## [GIVEN INSTRUCTION]
Transcribe each line of the material as it is, and drop any picture.

## [Dataset items]
::::

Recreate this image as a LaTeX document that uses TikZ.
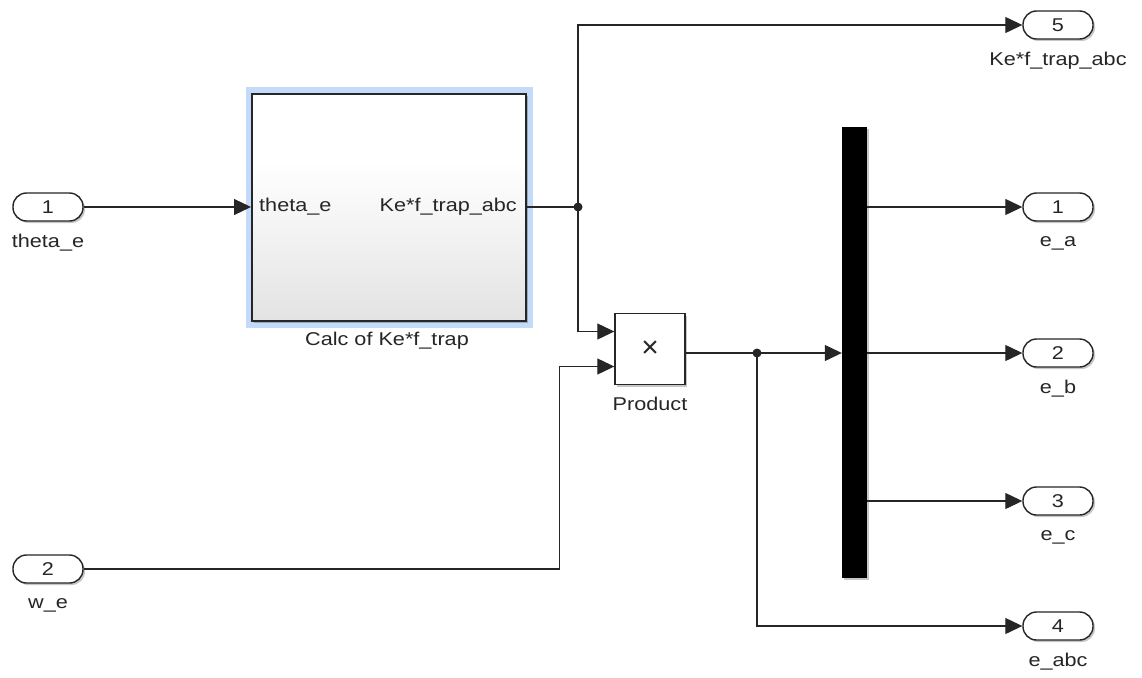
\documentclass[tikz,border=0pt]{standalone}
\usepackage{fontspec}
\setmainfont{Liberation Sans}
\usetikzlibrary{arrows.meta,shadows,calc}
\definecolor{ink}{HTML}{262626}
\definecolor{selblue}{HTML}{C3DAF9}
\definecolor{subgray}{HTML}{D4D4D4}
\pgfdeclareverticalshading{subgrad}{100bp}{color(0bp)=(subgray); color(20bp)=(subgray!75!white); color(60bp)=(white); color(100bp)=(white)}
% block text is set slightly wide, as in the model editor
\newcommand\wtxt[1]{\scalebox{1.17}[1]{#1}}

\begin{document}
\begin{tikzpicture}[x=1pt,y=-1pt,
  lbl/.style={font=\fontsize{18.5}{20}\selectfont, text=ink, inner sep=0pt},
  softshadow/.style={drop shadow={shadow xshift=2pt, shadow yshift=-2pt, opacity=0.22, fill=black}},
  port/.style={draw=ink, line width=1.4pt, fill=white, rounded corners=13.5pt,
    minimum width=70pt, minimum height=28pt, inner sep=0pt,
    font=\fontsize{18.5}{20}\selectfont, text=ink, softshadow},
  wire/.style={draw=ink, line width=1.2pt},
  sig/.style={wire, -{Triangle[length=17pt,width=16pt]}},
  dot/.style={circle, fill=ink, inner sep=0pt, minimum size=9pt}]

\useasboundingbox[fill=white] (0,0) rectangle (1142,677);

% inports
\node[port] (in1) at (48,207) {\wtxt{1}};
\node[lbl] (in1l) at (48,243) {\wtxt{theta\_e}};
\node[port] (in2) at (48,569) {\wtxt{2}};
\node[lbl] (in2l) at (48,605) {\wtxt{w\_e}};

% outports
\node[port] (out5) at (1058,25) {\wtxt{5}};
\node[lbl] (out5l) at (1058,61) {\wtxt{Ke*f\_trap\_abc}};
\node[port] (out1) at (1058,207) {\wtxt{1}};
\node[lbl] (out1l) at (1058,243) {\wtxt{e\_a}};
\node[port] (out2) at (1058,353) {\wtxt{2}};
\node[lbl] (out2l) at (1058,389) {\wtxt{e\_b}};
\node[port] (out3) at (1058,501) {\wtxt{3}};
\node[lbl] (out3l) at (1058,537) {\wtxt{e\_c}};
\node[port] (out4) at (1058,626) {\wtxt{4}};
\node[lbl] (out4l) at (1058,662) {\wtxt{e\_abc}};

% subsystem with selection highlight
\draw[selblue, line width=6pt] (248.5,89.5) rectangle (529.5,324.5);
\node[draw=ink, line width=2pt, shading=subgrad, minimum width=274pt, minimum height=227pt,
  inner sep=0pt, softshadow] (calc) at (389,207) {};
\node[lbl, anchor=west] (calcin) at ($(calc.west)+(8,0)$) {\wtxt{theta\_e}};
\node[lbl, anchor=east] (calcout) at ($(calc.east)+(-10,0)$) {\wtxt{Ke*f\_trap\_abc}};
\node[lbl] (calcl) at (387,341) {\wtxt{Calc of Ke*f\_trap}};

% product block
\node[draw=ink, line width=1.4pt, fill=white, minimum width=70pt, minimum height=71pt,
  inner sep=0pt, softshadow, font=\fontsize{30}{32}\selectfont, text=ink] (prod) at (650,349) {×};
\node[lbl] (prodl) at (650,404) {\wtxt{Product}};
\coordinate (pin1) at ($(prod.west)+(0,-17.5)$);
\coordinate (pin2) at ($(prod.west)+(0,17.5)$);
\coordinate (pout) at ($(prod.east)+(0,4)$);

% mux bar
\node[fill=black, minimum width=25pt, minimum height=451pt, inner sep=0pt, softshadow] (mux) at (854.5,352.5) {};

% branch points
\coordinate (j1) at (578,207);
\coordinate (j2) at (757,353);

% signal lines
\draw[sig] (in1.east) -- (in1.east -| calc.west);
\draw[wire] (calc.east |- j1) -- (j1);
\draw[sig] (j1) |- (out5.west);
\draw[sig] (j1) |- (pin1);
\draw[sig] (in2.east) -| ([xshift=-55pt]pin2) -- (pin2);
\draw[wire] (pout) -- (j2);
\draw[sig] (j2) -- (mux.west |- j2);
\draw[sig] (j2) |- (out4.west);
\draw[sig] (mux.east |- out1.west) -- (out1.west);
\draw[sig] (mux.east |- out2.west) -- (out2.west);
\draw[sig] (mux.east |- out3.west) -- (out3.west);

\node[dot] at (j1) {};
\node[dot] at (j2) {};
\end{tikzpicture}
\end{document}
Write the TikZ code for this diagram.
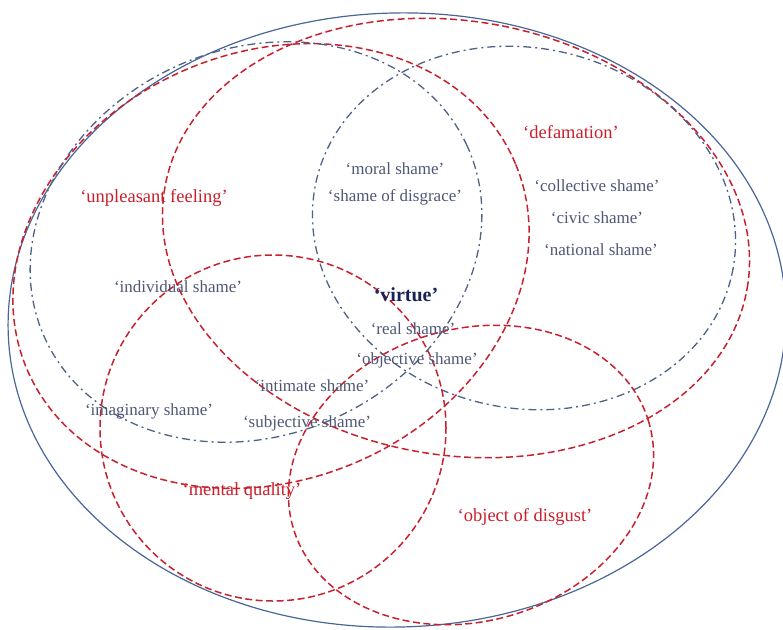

::::

## [ANSWER TO THE TASK]
Recreate this image as a LaTeX document that uses TikZ.
\documentclass[tikz,border=0pt]{standalone}
\usepackage{fontspec}
\setmainfont{Liberation Sans}
\usetikzlibrary{arrows.meta,shadows,calc}
\definecolor{ink}{HTML}{262626}
\definecolor{selblue}{HTML}{C3DAF9}
\definecolor{subgray}{HTML}{D4D4D4}
\pgfdeclareverticalshading{subgrad}{100bp}{color(0bp)=(subgray); color(20bp)=(subgray!75!white); color(60bp)=(white); color(100bp)=(white)}
% block text is set slightly wide, as in the model editor
\newcommand\wtxt[1]{\scalebox{1.17}[1]{#1}}

\begin{document}
\begin{tikzpicture}[x=1pt,y=-1pt,
  lbl/.style={font=\fontsize{18.5}{20}\selectfont, text=ink, inner sep=0pt},
  softshadow/.style={drop shadow={shadow xshift=2pt, shadow yshift=-2pt, opacity=0.22, fill=black}},
  port/.style={draw=ink, line width=1.4pt, fill=white, rounded corners=13.5pt,
    minimum width=70pt, minimum height=28pt, inner sep=0pt,
    font=\fontsize{18.5}{20}\selectfont, text=ink, softshadow},
  wire/.style={draw=ink, line width=1.2pt},
  sig/.style={wire, -{Triangle[length=17pt,width=16pt]}},
  dot/.style={circle, fill=ink, inner sep=0pt, minimum size=9pt}]

\useasboundingbox[fill=white] (0,0) rectangle (1142,677);

% inports
\node[port] (in1) at (48,207) {\wtxt{1}};
\node[lbl] (in1l) at (48,243) {\wtxt{theta\_e}};
\node[port] (in2) at (48,569) {\wtxt{2}};
\node[lbl] (in2l) at (48,605) {\wtxt{w\_e}};

% outports
\node[port] (out5) at (1058,25) {\wtxt{5}};
\node[lbl] (out5l) at (1058,61) {\wtxt{Ke*f\_trap\_abc}};
\node[port] (out1) at (1058,207) {\wtxt{1}};
\node[lbl] (out1l) at (1058,243) {\wtxt{e\_a}};
\node[port] (out2) at (1058,353) {\wtxt{2}};
\node[lbl] (out2l) at (1058,389) {\wtxt{e\_b}};
\node[port] (out3) at (1058,501) {\wtxt{3}};
\node[lbl] (out3l) at (1058,537) {\wtxt{e\_c}};
\node[port] (out4) at (1058,626) {\wtxt{4}};
\node[lbl] (out4l) at (1058,662) {\wtxt{e\_abc}};

% subsystem with selection highlight
\draw[selblue, line width=6pt] (248.5,89.5) rectangle (529.5,324.5);
\node[draw=ink, line width=2pt, shading=subgrad, minimum width=274pt, minimum height=227pt,
  inner sep=0pt, softshadow] (calc) at (389,207) {};
\node[lbl, anchor=west] (calcin) at ($(calc.west)+(8,0)$) {\wtxt{theta\_e}};
\node[lbl, anchor=east] (calcout) at ($(calc.east)+(-10,0)$) {\wtxt{Ke*f\_trap\_abc}};
\node[lbl] (calcl) at (387,341) {\wtxt{Calc of Ke*f\_trap}};

% product block
\node[draw=ink, line width=1.4pt, fill=white, minimum width=70pt, minimum height=71pt,
  inner sep=0pt, softshadow, font=\fontsize{30}{32}\selectfont, text=ink] (prod) at (650,349) {×};
\node[lbl] (prodl) at (650,404) {\wtxt{Product}};
\coordinate (pin1) at ($(prod.west)+(0,-17.5)$);
\coordinate (pin2) at ($(prod.west)+(0,17.5)$);
\coordinate (pout) at ($(prod.east)+(0,4)$);

% mux bar
\node[fill=black, minimum width=25pt, minimum height=451pt, inner sep=0pt, softshadow] (mux) at (854.5,352.5) {};

% branch points
\coordinate (j1) at (578,207);
\coordinate (j2) at (757,353);

% signal lines
\draw[sig] (in1.east) -- (in1.east -| calc.west);
\draw[wire] (calc.east |- j1) -- (j1);
\draw[sig] (j1) |- (out5.west);
\draw[sig] (j1) |- (pin1);
\draw[sig] (in2.east) -| ([xshift=-55pt]pin2) -- (pin2);
\draw[wire] (pout) -- (j2);
\draw[sig] (j2) -- (mux.west |- j2);
\draw[sig] (j2) |- (out4.west);
\draw[sig] (mux.east |- out1.west) -- (out1.west);
\draw[sig] (mux.east |- out2.west) -- (out2.west);
\draw[sig] (mux.east |- out3.west) -- (out3.west);

\node[dot] at (j1) {};
\node[dot] at (j2) {};
\end{tikzpicture}
\end{document}
Write the TikZ code for this diagram.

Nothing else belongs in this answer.